* start Dataset extract *

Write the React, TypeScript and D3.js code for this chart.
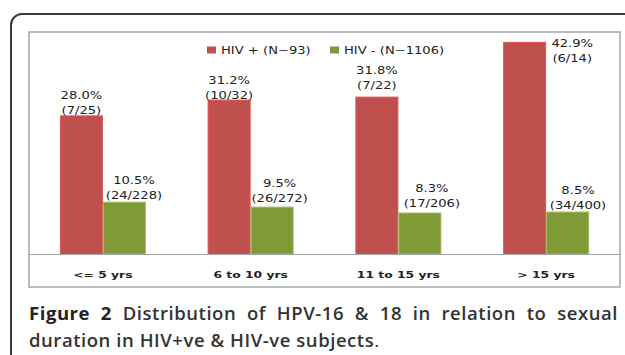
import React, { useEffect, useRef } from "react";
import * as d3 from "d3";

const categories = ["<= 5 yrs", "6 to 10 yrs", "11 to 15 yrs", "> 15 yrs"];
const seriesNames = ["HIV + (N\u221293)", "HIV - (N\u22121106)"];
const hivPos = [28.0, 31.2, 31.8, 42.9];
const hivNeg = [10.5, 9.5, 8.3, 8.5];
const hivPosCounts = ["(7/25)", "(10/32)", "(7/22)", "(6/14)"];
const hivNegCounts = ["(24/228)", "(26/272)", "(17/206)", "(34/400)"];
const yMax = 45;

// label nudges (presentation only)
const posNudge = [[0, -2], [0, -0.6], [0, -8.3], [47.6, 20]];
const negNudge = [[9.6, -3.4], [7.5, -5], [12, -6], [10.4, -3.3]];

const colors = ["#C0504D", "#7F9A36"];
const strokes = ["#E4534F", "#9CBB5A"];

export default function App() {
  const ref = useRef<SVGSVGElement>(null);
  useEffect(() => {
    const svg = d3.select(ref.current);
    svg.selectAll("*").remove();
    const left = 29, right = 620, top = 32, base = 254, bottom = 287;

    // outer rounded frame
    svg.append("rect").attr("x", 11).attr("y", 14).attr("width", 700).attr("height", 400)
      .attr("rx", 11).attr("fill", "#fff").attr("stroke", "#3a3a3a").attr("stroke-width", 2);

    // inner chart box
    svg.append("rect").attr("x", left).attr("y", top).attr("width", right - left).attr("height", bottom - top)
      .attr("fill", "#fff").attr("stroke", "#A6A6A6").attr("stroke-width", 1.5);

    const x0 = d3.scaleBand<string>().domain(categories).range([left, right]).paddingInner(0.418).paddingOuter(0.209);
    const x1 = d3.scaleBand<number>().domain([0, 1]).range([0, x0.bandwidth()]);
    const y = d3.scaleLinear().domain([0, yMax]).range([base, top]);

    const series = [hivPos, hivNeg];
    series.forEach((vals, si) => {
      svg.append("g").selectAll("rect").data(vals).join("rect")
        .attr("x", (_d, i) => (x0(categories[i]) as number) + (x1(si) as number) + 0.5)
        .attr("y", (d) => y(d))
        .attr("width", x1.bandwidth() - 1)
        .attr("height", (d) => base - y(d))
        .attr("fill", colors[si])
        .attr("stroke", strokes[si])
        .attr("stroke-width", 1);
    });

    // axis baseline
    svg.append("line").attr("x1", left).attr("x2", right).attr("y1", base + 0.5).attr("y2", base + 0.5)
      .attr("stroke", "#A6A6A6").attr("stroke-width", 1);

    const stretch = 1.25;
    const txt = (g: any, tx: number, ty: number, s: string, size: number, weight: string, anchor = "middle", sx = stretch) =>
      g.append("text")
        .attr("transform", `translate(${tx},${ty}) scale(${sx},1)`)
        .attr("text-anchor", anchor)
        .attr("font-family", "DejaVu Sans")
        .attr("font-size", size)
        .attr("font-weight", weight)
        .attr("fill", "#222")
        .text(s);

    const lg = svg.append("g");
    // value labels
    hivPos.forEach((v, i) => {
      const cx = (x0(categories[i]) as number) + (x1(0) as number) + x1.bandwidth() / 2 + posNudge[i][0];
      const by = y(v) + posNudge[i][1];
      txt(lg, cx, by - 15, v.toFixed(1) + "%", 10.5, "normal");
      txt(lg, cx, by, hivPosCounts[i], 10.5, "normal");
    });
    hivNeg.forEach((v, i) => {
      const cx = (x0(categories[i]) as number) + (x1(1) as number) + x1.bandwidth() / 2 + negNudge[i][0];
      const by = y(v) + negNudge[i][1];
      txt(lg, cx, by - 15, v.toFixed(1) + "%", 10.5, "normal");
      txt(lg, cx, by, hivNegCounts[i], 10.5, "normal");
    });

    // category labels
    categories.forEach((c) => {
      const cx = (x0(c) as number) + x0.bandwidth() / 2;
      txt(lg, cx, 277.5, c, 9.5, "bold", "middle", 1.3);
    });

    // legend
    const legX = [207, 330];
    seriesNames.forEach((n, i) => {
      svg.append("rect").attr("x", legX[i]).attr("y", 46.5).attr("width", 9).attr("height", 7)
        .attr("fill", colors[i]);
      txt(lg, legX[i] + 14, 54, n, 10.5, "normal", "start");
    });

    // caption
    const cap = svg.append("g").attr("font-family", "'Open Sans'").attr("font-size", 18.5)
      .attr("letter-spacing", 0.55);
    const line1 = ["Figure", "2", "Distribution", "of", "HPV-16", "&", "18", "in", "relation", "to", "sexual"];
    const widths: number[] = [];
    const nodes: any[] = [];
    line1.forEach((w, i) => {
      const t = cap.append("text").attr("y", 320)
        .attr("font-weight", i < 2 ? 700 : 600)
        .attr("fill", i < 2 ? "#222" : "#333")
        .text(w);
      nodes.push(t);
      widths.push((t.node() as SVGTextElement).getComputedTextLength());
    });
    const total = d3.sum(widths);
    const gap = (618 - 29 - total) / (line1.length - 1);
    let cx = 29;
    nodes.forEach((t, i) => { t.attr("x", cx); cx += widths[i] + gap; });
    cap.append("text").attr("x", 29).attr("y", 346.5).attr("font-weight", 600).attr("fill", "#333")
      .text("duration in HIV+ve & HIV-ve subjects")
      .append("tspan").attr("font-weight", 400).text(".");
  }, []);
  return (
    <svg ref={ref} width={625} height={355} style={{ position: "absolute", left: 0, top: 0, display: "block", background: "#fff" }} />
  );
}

* end Dataset extract *

What to produce | Pictures excluded, quote all the data above exactly.

Final answer |
Write the React, TypeScript and D3.js code for this chart.
import React, { useEffect, useRef } from "react";
import * as d3 from "d3";

const categories = ["<= 5 yrs", "6 to 10 yrs", "11 to 15 yrs", "> 15 yrs"];
const seriesNames = ["HIV + (N\u221293)", "HIV - (N\u22121106)"];
const hivPos = [28.0, 31.2, 31.8, 42.9];
const hivNeg = [10.5, 9.5, 8.3, 8.5];
const hivPosCounts = ["(7/25)", "(10/32)", "(7/22)", "(6/14)"];
const hivNegCounts = ["(24/228)", "(26/272)", "(17/206)", "(34/400)"];
const yMax = 45;

// label nudges (presentation only)
const posNudge = [[0, -2], [0, -0.6], [0, -8.3], [47.6, 20]];
const negNudge = [[9.6, -3.4], [7.5, -5], [12, -6], [10.4, -3.3]];

const colors = ["#C0504D", "#7F9A36"];
const strokes = ["#E4534F", "#9CBB5A"];

export default function App() {
  const ref = useRef<SVGSVGElement>(null);
  useEffect(() => {
    const svg = d3.select(ref.current);
    svg.selectAll("*").remove();
    const left = 29, right = 620, top = 32, base = 254, bottom = 287;

    // outer rounded frame
    svg.append("rect").attr("x", 11).attr("y", 14).attr("width", 700).attr("height", 400)
      .attr("rx", 11).attr("fill", "#fff").attr("stroke", "#3a3a3a").attr("stroke-width", 2);

    // inner chart box
    svg.append("rect").attr("x", left).attr("y", top).attr("width", right - left).attr("height", bottom - top)
      .attr("fill", "#fff").attr("stroke", "#A6A6A6").attr("stroke-width", 1.5);

    const x0 = d3.scaleBand<string>().domain(categories).range([left, right]).paddingInner(0.418).paddingOuter(0.209);
    const x1 = d3.scaleBand<number>().domain([0, 1]).range([0, x0.bandwidth()]);
    const y = d3.scaleLinear().domain([0, yMax]).range([base, top]);

    const series = [hivPos, hivNeg];
    series.forEach((vals, si) => {
      svg.append("g").selectAll("rect").data(vals).join("rect")
        .attr("x", (_d, i) => (x0(categories[i]) as number) + (x1(si) as number) + 0.5)
        .attr("y", (d) => y(d))
        .attr("width", x1.bandwidth() - 1)
        .attr("height", (d) => base - y(d))
        .attr("fill", colors[si])
        .attr("stroke", strokes[si])
        .attr("stroke-width", 1);
    });

    // axis baseline
    svg.append("line").attr("x1", left).attr("x2", right).attr("y1", base + 0.5).attr("y2", base + 0.5)
      .attr("stroke", "#A6A6A6").attr("stroke-width", 1);

    const stretch = 1.25;
    const txt = (g: any, tx: number, ty: number, s: string, size: number, weight: string, anchor = "middle", sx = stretch) =>
      g.append("text")
        .attr("transform", `translate(${tx},${ty}) scale(${sx},1)`)
        .attr("text-anchor", anchor)
        .attr("font-family", "DejaVu Sans")
        .attr("font-size", size)
        .attr("font-weight", weight)
        .attr("fill", "#222")
        .text(s);

    const lg = svg.append("g");
    // value labels
    hivPos.forEach((v, i) => {
      const cx = (x0(categories[i]) as number) + (x1(0) as number) + x1.bandwidth() / 2 + posNudge[i][0];
      const by = y(v) + posNudge[i][1];
      txt(lg, cx, by - 15, v.toFixed(1) + "%", 10.5, "normal");
      txt(lg, cx, by, hivPosCounts[i], 10.5, "normal");
    });
    hivNeg.forEach((v, i) => {
      const cx = (x0(categories[i]) as number) + (x1(1) as number) + x1.bandwidth() / 2 + negNudge[i][0];
      const by = y(v) + negNudge[i][1];
      txt(lg, cx, by - 15, v.toFixed(1) + "%", 10.5, "normal");
      txt(lg, cx, by, hivNegCounts[i], 10.5, "normal");
    });

    // category labels
    categories.forEach((c) => {
      const cx = (x0(c) as number) + x0.bandwidth() / 2;
      txt(lg, cx, 277.5, c, 9.5, "bold", "middle", 1.3);
    });

    // legend
    const legX = [207, 330];
    seriesNames.forEach((n, i) => {
      svg.append("rect").attr("x", legX[i]).attr("y", 46.5).attr("width", 9).attr("height", 7)
        .attr("fill", colors[i]);
      txt(lg, legX[i] + 14, 54, n, 10.5, "normal", "start");
    });

    // caption
    const cap = svg.append("g").attr("font-family", "'Open Sans'").attr("font-size", 18.5)
      .attr("letter-spacing", 0.55);
    const line1 = ["Figure", "2", "Distribution", "of", "HPV-16", "&", "18", "in", "relation", "to", "sexual"];
    const widths: number[] = [];
    const nodes: any[] = [];
    line1.forEach((w, i) => {
      const t = cap.append("text").attr("y", 320)
        .attr("font-weight", i < 2 ? 700 : 600)
        .attr("fill", i < 2 ? "#222" : "#333")
        .text(w);
      nodes.push(t);
      widths.push((t.node() as SVGTextElement).getComputedTextLength());
    });
    const total = d3.sum(widths);
    const gap = (618 - 29 - total) / (line1.length - 1);
    let cx = 29;
    nodes.forEach((t, i) => { t.attr("x", cx); cx += widths[i] + gap; });
    cap.append("text").attr("x", 29).attr("y", 346.5).attr("font-weight", 600).attr("fill", "#333")
      .text("duration in HIV+ve & HIV-ve subjects")
      .append("tspan").attr("font-weight", 400).text(".");
  }, []);
  return (
    <svg ref={ref} width={625} height={355} style={{ position: "absolute", left: 0, top: 0, display: "block", background: "#fff" }} />
  );
}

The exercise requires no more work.